We don’t thank God for the pain, but we can thank Him for what the pain produces. When the storm clears, we may find we’re more compassionate, more understanding and more eager to act.

Here’s the million-dollar question: What have you been through?

Now ask yourself: What fruits did I gain from this trial that I can share with my brethren?

What can you empathize with?

Have you experienced a discouraging health diagnosis? The loss of a loved one? The stress of relocating? The joy of marriage? The miracle of a child?

If you’ve lost your job for keeping the Sabbath, suffered rejection or walked through grief, you can use that experience to empathize with others enduring something similar. This knowledge may not remove the hardship of the trial, but it can give it a comforting sense of purpose.

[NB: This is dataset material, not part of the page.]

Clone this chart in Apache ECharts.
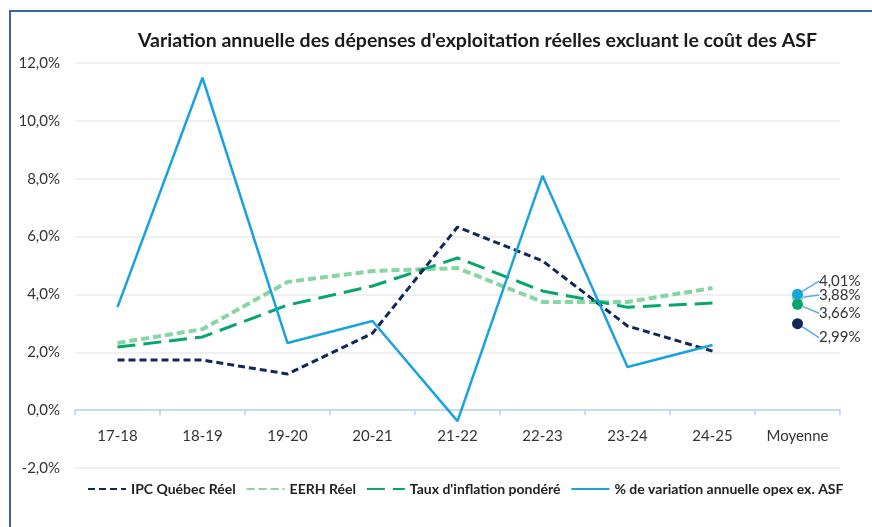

God is training us to be priests and kings, to rule and serve in His Kingdom. Part of that training is experience. When we reign with Christ over a war-torn and traumatized world, we’ll be able to say to those we serve: “I know what that’s like.” It won’t be theoretical, but real. That’s what empathy prepares us for.

So, what do we do in the present?

We remember that every joy and trial is part of our training. We open ourselves to others. We truly listen and try to understand, without just responding in clichés. We visit, we pray, we text, we comfort. If we’ve been through the same thing, we might say, “Here’s what helped me.”

And most of all, we follow the example of Jesus Christ, our High Priest, who empathizes with our every weakness. We do not serve a distant or detached God.  

Let’s follow Christ and learn to walk in someone else’s shoes.